The canal’s economic weight also shapes the wider Panamanian economy it sits in. The country is a services-led, dollarised economy whose services sector (banking, commerce, insurance, container ports, and the Colón Free Trade Zone, the largest free port in the Americas) is central to its national income [5]. The canal is the anchor of that sector: the cargo that moves through the waterway generates the port traffic, the free-zone activity, and the ancillary services that together make the country a centre of maritime trade rather than merely the country a canal happens to cross [5]. A shock to the canal’s cargo volume (a drought, a competing route’s expansion, a trade-route shift) is therefore a shock to the economy as a whole, which is why the canal’s throughput is watched as a national-economic indicator as much as an operational one.

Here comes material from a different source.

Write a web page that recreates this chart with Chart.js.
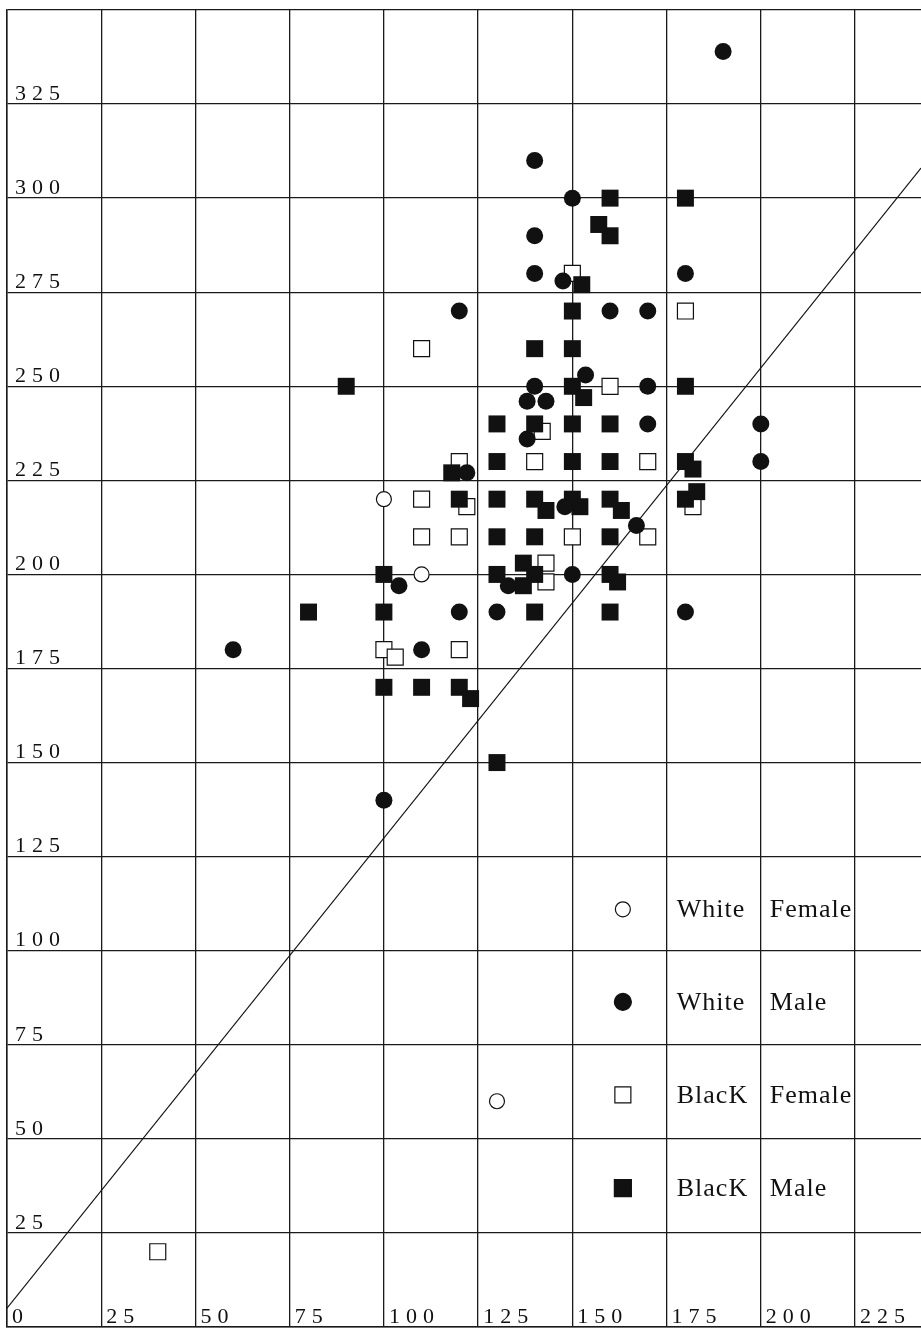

The interdependence runs in both directions. The canal’s competitiveness depends on the surrounding logistics infrastructure (the container-shipping ports at the canal’s Atlantic and Pacific outlets, the Panama Canal Railway that offers a land-bridge alternative for containers, and the Colón Free Trade Zone that consolidates regional distribution), and that infrastructure in turn depends on the canal’s traffic for its volume [3][5]. The 2016 expansion deepened the canal’s capacity in part to deepen the trade activity around it, capturing not just the toll on the transit but the port, rail, and free-zone activity the transit enables [4]. Read this way, the canal’s cargo and trade story is the story of a waterway that has become the spine of a national logistics economy, and whose modernisation is inseparable from the country’s economic strategy.
Reading cargo and trade
The canal’s cargo and trade story is best read as the meeting of a physical asset and a global market. The asset is the lock-and-lake waterway, doubled in capacity by the 2016 expansion to admit the container ships the trade lanes favour [4]; the market is the set of routes (above all the Asia-to-U.S.-East-and-Gulf-coast container flow, alongside the bulk, vehicle, and gas trades) that the canal connects between 1,920 ports and 170 countries [3][1]. A reader who wants the booking-and-toll mechanics that convert that traffic into revenue should turn to the tolls-and-transit page; a reader who wants the expansion that made the container business possible should consult the canal-expansion page; and a reader interested in the institution that runs the waterway should read the Panama Canal Authority page. The cargo is what the canal is for, and the trade routes are why it earns what it does.